La Cour des comptes s’appuie sur les rapports du Conseil d’orientation des retraites (COR) ; or, ces travaux n’ont jamais fait l’hypothèse que les comptes puissent être à l’équilibre. Par exemple, les rapports publiés de 2006 à 2017 avaient prévu, pour 2020, des déficits de 0,2 à 2,1 % du PIB, alors qu’en 2019, dernière année « normale » avant la pandémie, les comptes étaient excédentaires de 3,6 milliards. Comprendre l’origine de ces prévisions erronées est d’autant plus important que la Cour des comptes se base sur les hypothèses retenues par le COR. Mais ces hypothèses sur lesquelles sont basées les prévisions de déficit sont-elles réalistes ?
L’Insee publie régulièrement des projections démographiques définissant des hypothèses d’espérance de vie haute, centrale ou basse, qui sont utilisées par le COR pour estimer les besoins de financement des retraites. Le « scénario central » est celui retenu par le COR mais, dans son rapport de 2021, il a été amené à privilégier le scénario d’espérance de vie « basse », le scénario central de l’Insee de 2013 à 2070 utilisé à ce moment étant contredit par la réalité. Depuis, l’Insee a publié de nouvelles projections de 2021 à 2070, où l’ancien scénario d’espérance de vie basse devient le nouveau scénario central. Le COR, comme le rapport de la Cour des comptes, privilégie ce scénario qui fait toujours l’hypothèse d’une progression continue de l’espérance de vie.

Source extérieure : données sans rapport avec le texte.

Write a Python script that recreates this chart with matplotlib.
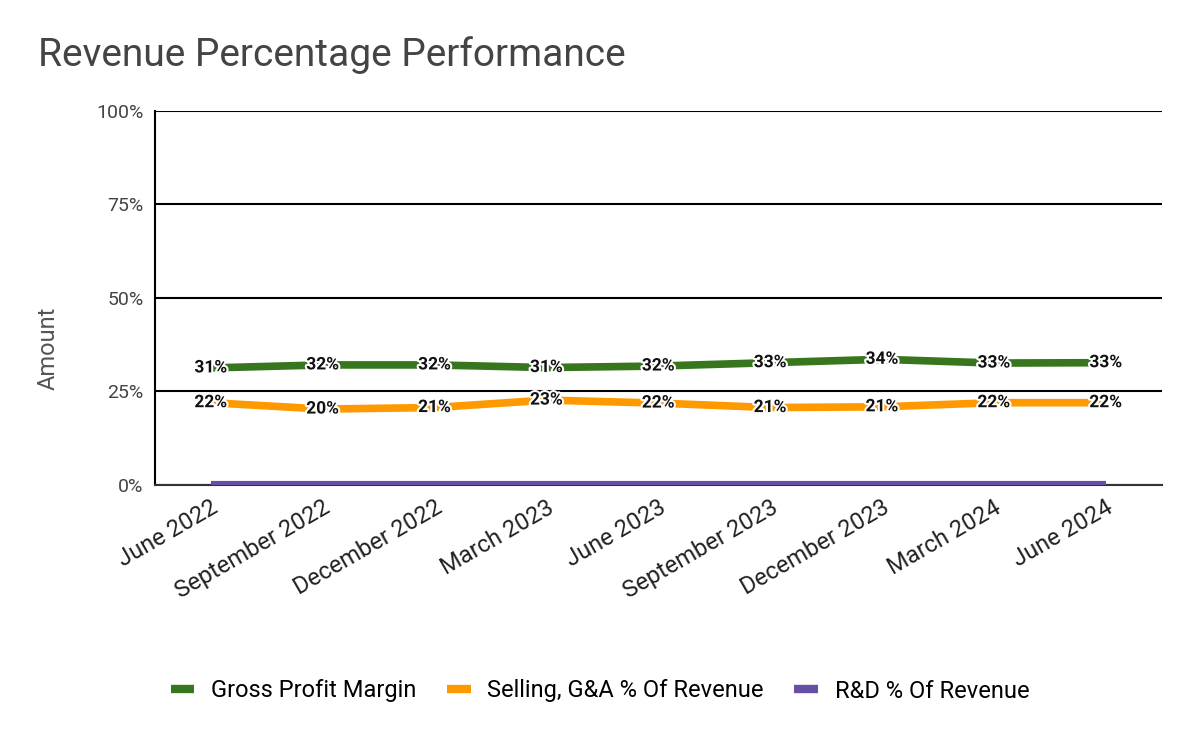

Or, il a, lui aussi, peu à voir avec la réalité puisque ce qu’on observe est très proche du nouveau scénario d’espérance de vie basse (voir la figure), l’Insee écrivant maintenant explicitement dans Insee première (numéro 2033) que « l’espérance de vie se stabilise ». De fait, si l’espérance de vie des hommes continue à augmenter en moyenne d’un mois par an sur la période 2011-2024, elle stagne chez les femmes, puisqu’elle ne croît plus que de deux semaines par an, alors qu’elle augmentait chaque année de six mois pour les deux sexes dans les années 1950 et encore de presque trois mois par an de 1962 à 2010.
Dans le cadre du scénario d’espérance de vie basse de 2021 à 2070 — conforme à ce qu’on observe réellement —, la Cour des comptes minimise les pronostics de déficit (page 47) par rapport au scénario central de 8 milliards en 2035 et de 19 en 2045 (page 85), soit une division par 2 en 2035, puisqu’on passe de 15 milliards à 7, et par 3 ou 4 en 2045, puisqu’on passe de 25 ou 30 milliards à 6 ou 11. On conviendra que cela change notablement les conditions du débat sur les retraites.
Or, depuis la publication du rapport de la Cour des comptes, il semble que personne, y compris les syndicats, n’a fait observer que le scénario central ne correspondait pas à la réalité. Ces derniers semblent peu à l’aise pour commenter les hypothèses démographiques. Ainsi, en 2010, le ministre Christian Estrosi déclarait, lors de l’émission Mots croisés sur France 2, que l’espérance de vie serait de 100 ans en 2030, sans entraîner de réaction de ses interlocuteurs, Bernard Thibault et François Chérèque, alors secrétaires généraux de la CGT et de la CFDT.
S’il est évident que la Cour des comptes sait compter, il n’en reste pas moins qu’elle s’appuie sur un scénario démographique qui ne correspond pas à la réalité, ce qu’elle est peut-être incapable de déceler : si tout le monde raisonne à partir d’un scénario non crédible, maximisant l’espérance de vie, il est clair que la situation financière ne peut qu’être moins bonne, et que le débat sera faussé d’emblée. Nous suggérons que les acteurs de ce débat essentiel raisonnent plutôt à partir du scénario réaliste d’espérance de vie basse de l’Insee, qui projette, comme dans la réalité, une stagnation de l’espérance de vie des femmes et une plus faible progression de celle des hommes que dans le scénario central.